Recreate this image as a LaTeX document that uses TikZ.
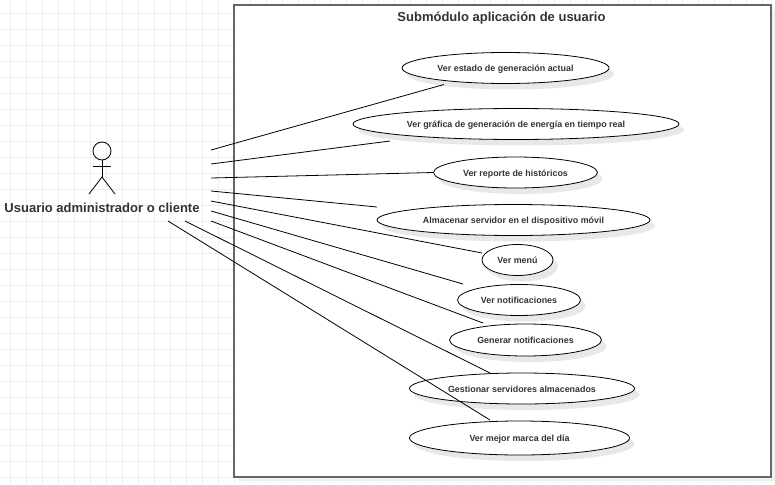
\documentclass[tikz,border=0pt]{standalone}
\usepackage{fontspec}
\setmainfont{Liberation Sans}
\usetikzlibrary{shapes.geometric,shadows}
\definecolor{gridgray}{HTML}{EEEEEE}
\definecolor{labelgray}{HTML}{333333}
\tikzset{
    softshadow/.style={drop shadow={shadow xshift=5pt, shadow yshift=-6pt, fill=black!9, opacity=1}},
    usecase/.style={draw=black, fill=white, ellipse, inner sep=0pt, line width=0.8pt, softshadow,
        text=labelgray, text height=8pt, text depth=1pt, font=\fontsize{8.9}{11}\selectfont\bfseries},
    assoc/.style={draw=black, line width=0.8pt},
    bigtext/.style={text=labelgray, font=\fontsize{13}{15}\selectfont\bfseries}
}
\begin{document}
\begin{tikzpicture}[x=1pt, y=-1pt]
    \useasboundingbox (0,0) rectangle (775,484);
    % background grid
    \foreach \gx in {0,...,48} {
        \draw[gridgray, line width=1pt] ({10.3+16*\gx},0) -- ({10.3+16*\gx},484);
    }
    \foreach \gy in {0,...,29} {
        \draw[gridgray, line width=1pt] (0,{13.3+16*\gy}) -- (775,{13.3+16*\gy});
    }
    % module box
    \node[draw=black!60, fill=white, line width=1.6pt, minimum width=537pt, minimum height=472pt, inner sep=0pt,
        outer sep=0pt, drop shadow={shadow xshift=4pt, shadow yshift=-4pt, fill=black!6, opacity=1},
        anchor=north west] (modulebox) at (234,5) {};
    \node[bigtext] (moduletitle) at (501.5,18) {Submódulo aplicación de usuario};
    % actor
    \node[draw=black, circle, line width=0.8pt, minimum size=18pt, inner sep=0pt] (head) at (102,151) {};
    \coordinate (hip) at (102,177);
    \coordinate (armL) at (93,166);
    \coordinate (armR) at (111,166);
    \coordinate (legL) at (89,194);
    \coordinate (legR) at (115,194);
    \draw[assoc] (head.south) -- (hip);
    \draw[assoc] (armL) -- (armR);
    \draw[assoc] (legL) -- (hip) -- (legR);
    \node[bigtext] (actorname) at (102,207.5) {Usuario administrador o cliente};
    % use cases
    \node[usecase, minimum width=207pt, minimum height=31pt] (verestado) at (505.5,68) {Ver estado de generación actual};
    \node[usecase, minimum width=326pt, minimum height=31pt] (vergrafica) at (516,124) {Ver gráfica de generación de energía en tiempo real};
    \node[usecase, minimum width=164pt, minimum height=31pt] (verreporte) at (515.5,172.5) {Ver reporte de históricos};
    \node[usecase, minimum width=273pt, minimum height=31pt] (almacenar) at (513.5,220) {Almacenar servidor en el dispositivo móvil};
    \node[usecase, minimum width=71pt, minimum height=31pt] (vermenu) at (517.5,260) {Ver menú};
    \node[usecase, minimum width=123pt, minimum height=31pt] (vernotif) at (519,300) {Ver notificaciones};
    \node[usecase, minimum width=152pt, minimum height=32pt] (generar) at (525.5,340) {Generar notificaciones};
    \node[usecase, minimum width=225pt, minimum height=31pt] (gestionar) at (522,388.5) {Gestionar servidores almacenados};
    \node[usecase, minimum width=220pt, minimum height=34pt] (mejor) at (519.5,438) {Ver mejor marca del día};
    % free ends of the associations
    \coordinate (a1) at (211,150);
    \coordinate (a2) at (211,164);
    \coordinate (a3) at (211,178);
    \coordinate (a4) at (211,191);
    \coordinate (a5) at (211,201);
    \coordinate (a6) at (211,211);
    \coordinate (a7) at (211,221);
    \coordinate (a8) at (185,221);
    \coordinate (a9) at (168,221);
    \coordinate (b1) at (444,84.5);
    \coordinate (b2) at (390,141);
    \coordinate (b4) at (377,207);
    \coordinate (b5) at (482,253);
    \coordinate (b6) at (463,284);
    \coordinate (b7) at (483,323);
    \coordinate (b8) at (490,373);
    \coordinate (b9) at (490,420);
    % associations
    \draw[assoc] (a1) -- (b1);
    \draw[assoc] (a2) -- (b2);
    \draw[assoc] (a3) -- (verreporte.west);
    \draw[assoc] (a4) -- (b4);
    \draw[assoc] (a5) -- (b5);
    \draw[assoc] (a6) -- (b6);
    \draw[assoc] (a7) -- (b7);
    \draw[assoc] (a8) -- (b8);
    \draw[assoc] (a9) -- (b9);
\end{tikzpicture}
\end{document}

__________________________________________________

REQUIRED WORK: Leave the pictures out and copy the rest of the data exactly.

SOLUTION FOR THIS PROBLEM:
Recreate this image as a LaTeX document that uses TikZ.
\documentclass[tikz,border=0pt]{standalone}
\usepackage{fontspec}
\setmainfont{Liberation Sans}
\usetikzlibrary{shapes.geometric,shadows}
\definecolor{gridgray}{HTML}{EEEEEE}
\definecolor{labelgray}{HTML}{333333}
\tikzset{
    softshadow/.style={drop shadow={shadow xshift=5pt, shadow yshift=-6pt, fill=black!9, opacity=1}},
    usecase/.style={draw=black, fill=white, ellipse, inner sep=0pt, line width=0.8pt, softshadow,
        text=labelgray, text height=8pt, text depth=1pt, font=\fontsize{8.9}{11}\selectfont\bfseries},
    assoc/.style={draw=black, line width=0.8pt},
    bigtext/.style={text=labelgray, font=\fontsize{13}{15}\selectfont\bfseries}
}
\begin{document}
\begin{tikzpicture}[x=1pt, y=-1pt]
    \useasboundingbox (0,0) rectangle (775,484);
    % background grid
    \foreach \gx in {0,...,48} {
        \draw[gridgray, line width=1pt] ({10.3+16*\gx},0) -- ({10.3+16*\gx},484);
    }
    \foreach \gy in {0,...,29} {
        \draw[gridgray, line width=1pt] (0,{13.3+16*\gy}) -- (775,{13.3+16*\gy});
    }
    % module box
    \node[draw=black!60, fill=white, line width=1.6pt, minimum width=537pt, minimum height=472pt, inner sep=0pt,
        outer sep=0pt, drop shadow={shadow xshift=4pt, shadow yshift=-4pt, fill=black!6, opacity=1},
        anchor=north west] (modulebox) at (234,5) {};
    \node[bigtext] (moduletitle) at (501.5,18) {Submódulo aplicación de usuario};
    % actor
    \node[draw=black, circle, line width=0.8pt, minimum size=18pt, inner sep=0pt] (head) at (102,151) {};
    \coordinate (hip) at (102,177);
    \coordinate (armL) at (93,166);
    \coordinate (armR) at (111,166);
    \coordinate (legL) at (89,194);
    \coordinate (legR) at (115,194);
    \draw[assoc] (head.south) -- (hip);
    \draw[assoc] (armL) -- (armR);
    \draw[assoc] (legL) -- (hip) -- (legR);
    \node[bigtext] (actorname) at (102,207.5) {Usuario administrador o cliente};
    % use cases
    \node[usecase, minimum width=207pt, minimum height=31pt] (verestado) at (505.5,68) {Ver estado de generación actual};
    \node[usecase, minimum width=326pt, minimum height=31pt] (vergrafica) at (516,124) {Ver gráfica de generación de energía en tiempo real};
    \node[usecase, minimum width=164pt, minimum height=31pt] (verreporte) at (515.5,172.5) {Ver reporte de históricos};
    \node[usecase, minimum width=273pt, minimum height=31pt] (almacenar) at (513.5,220) {Almacenar servidor en el dispositivo móvil};
    \node[usecase, minimum width=71pt, minimum height=31pt] (vermenu) at (517.5,260) {Ver menú};
    \node[usecase, minimum width=123pt, minimum height=31pt] (vernotif) at (519,300) {Ver notificaciones};
    \node[usecase, minimum width=152pt, minimum height=32pt] (generar) at (525.5,340) {Generar notificaciones};
    \node[usecase, minimum width=225pt, minimum height=31pt] (gestionar) at (522,388.5) {Gestionar servidores almacenados};
    \node[usecase, minimum width=220pt, minimum height=34pt] (mejor) at (519.5,438) {Ver mejor marca del día};
    % free ends of the associations
    \coordinate (a1) at (211,150);
    \coordinate (a2) at (211,164);
    \coordinate (a3) at (211,178);
    \coordinate (a4) at (211,191);
    \coordinate (a5) at (211,201);
    \coordinate (a6) at (211,211);
    \coordinate (a7) at (211,221);
    \coordinate (a8) at (185,221);
    \coordinate (a9) at (168,221);
    \coordinate (b1) at (444,84.5);
    \coordinate (b2) at (390,141);
    \coordinate (b4) at (377,207);
    \coordinate (b5) at (482,253);
    \coordinate (b6) at (463,284);
    \coordinate (b7) at (483,323);
    \coordinate (b8) at (490,373);
    \coordinate (b9) at (490,420);
    % associations
    \draw[assoc] (a1) -- (b1);
    \draw[assoc] (a2) -- (b2);
    \draw[assoc] (a3) -- (verreporte.west);
    \draw[assoc] (a4) -- (b4);
    \draw[assoc] (a5) -- (b5);
    \draw[assoc] (a6) -- (b6);
    \draw[assoc] (a7) -- (b7);
    \draw[assoc] (a8) -- (b8);
    \draw[assoc] (a9) -- (b9);
\end{tikzpicture}
\end{document}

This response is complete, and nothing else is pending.